REQUIREMENT -
Skip pictures; extract every line from the one with "Reproduce this chart with Plotly." through the one with "fig = go.Figure()", exactly as written.

DATA FOR THIS EXERCISE -
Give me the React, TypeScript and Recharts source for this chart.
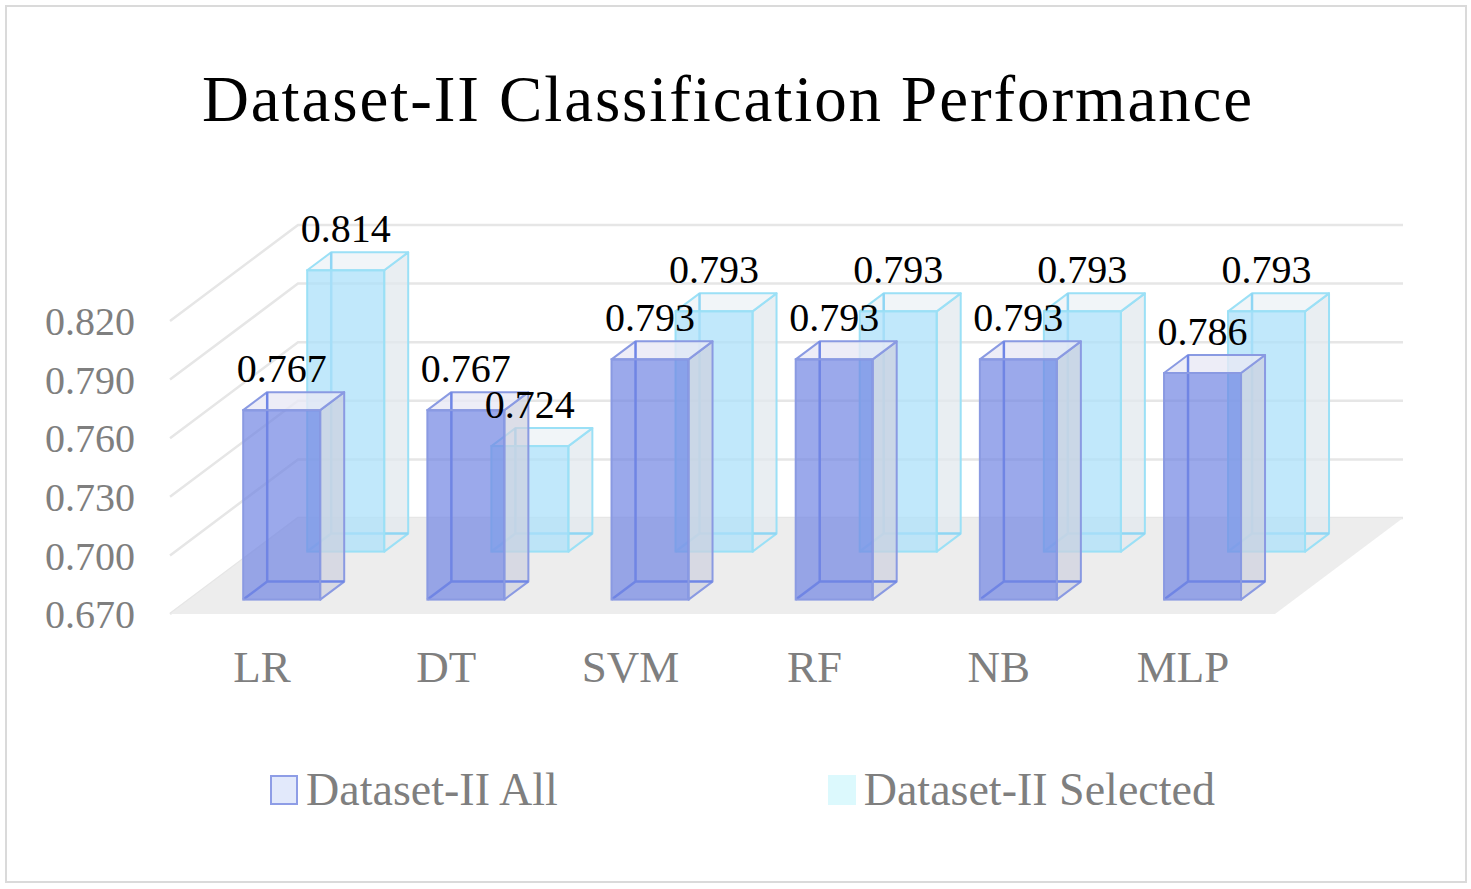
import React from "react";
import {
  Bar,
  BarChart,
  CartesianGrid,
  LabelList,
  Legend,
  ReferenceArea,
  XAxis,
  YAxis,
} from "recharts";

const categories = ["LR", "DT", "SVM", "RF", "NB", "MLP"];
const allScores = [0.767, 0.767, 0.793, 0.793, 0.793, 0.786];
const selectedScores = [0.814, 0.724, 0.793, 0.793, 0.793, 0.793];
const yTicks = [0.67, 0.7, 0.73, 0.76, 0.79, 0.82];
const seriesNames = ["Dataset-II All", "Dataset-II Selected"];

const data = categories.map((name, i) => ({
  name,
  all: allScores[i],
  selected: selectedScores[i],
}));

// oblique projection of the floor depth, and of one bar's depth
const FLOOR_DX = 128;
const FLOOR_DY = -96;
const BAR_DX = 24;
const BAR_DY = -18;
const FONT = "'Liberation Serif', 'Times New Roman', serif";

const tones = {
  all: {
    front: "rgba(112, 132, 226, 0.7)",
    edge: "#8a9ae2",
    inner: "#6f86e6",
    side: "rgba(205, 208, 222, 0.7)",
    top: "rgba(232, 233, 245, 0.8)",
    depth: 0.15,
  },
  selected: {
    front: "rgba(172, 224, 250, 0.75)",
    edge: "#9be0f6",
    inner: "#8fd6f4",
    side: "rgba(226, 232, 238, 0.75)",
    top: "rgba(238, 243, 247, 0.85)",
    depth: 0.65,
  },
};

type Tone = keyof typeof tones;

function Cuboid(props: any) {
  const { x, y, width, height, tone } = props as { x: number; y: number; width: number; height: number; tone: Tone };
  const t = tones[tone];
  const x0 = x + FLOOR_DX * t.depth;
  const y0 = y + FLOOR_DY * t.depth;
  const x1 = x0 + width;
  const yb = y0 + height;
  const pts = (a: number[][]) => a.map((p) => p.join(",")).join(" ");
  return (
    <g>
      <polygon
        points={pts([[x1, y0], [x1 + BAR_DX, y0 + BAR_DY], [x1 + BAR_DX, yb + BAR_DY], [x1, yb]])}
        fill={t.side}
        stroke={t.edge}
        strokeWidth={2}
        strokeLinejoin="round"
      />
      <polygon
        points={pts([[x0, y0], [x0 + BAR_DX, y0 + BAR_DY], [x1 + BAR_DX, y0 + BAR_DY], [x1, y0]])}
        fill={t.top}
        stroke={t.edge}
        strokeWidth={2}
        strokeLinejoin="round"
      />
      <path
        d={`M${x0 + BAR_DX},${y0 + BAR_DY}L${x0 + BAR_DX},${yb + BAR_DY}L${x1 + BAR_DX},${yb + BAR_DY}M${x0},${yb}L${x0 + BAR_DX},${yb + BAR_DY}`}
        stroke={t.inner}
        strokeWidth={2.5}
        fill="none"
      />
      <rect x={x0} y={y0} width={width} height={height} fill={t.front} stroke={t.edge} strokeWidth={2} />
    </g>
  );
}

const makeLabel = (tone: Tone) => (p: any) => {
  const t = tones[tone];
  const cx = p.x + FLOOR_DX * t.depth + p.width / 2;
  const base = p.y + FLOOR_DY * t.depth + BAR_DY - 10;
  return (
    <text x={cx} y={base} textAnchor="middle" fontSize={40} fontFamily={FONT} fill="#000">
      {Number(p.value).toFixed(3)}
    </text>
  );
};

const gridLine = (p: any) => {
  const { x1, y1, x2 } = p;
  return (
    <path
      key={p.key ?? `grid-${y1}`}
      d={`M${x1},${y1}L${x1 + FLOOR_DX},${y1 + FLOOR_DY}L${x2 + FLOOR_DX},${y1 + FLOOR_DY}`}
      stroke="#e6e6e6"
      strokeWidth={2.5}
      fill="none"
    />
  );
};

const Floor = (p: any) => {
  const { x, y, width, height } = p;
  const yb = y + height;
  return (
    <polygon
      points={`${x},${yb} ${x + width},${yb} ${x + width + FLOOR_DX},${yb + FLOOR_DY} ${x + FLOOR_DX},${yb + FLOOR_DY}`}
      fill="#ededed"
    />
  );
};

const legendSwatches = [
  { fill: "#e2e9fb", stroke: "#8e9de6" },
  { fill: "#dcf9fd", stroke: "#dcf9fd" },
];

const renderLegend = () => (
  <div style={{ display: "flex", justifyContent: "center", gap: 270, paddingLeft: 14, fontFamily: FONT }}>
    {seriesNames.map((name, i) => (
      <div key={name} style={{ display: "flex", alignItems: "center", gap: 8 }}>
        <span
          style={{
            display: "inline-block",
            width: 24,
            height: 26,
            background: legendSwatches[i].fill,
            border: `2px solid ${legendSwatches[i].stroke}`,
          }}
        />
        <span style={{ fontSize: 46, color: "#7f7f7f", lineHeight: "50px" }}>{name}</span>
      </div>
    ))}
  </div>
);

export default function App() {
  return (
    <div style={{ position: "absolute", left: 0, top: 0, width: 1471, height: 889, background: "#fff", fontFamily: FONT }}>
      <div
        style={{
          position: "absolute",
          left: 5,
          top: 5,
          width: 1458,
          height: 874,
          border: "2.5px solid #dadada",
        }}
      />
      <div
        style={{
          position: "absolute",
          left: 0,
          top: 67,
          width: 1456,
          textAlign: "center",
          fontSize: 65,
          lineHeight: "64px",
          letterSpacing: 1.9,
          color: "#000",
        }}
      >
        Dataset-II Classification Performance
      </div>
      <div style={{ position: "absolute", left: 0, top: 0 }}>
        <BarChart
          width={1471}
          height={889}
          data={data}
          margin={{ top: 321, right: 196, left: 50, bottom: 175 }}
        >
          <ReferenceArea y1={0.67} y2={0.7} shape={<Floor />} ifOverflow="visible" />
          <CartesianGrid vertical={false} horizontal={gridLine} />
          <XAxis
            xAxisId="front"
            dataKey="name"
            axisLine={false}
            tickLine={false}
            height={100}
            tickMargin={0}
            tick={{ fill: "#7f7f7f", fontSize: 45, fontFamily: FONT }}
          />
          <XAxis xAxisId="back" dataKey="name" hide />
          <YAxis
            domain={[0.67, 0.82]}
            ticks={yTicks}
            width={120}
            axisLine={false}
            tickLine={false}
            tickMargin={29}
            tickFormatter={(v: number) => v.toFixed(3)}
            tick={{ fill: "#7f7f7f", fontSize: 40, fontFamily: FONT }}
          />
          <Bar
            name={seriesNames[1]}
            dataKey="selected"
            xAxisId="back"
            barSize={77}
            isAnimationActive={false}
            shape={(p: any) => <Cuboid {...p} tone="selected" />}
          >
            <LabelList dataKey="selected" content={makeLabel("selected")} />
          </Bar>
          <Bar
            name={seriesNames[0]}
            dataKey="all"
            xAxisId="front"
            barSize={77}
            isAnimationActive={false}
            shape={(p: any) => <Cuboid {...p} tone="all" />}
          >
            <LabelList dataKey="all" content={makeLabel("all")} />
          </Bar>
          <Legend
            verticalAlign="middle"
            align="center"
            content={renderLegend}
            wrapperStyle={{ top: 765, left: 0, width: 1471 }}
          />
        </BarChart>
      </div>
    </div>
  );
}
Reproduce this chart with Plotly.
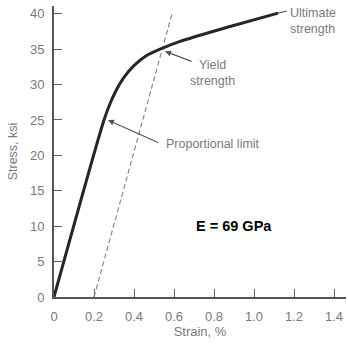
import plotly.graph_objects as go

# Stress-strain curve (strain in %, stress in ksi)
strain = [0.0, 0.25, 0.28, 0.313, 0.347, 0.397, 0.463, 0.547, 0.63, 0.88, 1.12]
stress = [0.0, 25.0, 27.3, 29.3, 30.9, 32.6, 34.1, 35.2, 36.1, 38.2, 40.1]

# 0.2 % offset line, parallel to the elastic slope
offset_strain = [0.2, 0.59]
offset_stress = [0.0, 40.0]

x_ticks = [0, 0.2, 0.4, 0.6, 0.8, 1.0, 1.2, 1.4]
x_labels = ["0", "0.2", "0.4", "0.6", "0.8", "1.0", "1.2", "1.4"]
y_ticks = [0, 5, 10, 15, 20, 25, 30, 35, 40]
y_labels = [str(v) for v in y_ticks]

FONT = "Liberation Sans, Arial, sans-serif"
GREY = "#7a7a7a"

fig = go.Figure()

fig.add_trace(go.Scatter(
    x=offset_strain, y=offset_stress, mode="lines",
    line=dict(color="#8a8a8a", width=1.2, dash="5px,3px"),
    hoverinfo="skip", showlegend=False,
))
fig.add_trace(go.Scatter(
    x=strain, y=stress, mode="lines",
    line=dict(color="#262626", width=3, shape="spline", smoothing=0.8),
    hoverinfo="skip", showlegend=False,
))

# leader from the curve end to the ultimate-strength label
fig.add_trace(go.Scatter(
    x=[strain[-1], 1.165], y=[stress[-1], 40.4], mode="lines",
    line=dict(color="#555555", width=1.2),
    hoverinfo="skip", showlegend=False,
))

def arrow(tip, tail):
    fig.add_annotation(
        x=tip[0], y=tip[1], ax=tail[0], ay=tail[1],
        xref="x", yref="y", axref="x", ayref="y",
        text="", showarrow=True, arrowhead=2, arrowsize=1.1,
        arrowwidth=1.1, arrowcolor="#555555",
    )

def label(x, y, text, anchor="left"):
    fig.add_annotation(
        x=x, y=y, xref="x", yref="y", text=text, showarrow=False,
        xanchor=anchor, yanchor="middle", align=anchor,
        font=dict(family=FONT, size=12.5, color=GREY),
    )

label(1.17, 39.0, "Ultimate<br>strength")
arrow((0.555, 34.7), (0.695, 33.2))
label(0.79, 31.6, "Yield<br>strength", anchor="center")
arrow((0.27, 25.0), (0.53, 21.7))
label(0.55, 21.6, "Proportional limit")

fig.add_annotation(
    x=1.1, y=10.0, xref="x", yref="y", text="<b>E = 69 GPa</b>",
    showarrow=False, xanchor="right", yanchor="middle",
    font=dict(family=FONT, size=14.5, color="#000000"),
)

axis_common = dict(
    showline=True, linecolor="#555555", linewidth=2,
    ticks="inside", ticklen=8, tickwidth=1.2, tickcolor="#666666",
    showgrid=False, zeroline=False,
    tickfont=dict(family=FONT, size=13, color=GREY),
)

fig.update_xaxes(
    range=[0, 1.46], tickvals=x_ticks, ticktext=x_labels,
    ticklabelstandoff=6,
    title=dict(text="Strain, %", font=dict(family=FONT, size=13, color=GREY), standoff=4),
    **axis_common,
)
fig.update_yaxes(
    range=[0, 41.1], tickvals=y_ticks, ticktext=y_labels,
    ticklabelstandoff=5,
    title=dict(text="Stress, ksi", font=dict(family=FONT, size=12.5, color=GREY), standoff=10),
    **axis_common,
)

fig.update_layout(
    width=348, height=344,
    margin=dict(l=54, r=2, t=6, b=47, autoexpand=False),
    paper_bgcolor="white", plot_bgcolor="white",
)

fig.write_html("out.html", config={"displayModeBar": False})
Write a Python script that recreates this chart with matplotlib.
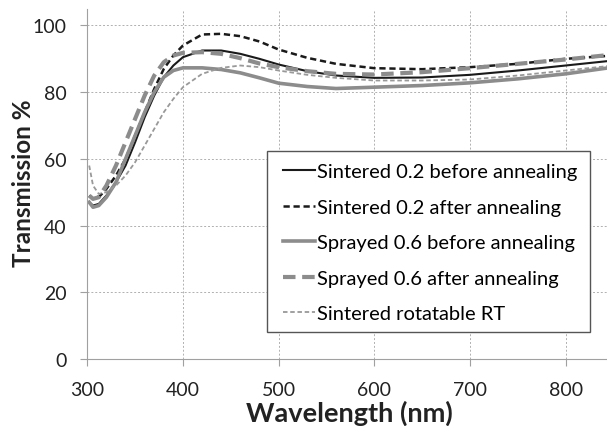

RESPONSE BELOW -
Reproduce this chart with Plotly.
import plotly.graph_objects as go

# Stress-strain curve (strain in %, stress in ksi)
strain = [0.0, 0.25, 0.28, 0.313, 0.347, 0.397, 0.463, 0.547, 0.63, 0.88, 1.12]
stress = [0.0, 25.0, 27.3, 29.3, 30.9, 32.6, 34.1, 35.2, 36.1, 38.2, 40.1]

# 0.2 % offset line, parallel to the elastic slope
offset_strain = [0.2, 0.59]
offset_stress = [0.0, 40.0]

x_ticks = [0, 0.2, 0.4, 0.6, 0.8, 1.0, 1.2, 1.4]
x_labels = ["0", "0.2", "0.4", "0.6", "0.8", "1.0", "1.2", "1.4"]
y_ticks = [0, 5, 10, 15, 20, 25, 30, 35, 40]
y_labels = [str(v) for v in y_ticks]

FONT = "Liberation Sans, Arial, sans-serif"
GREY = "#7a7a7a"

fig = go.Figure()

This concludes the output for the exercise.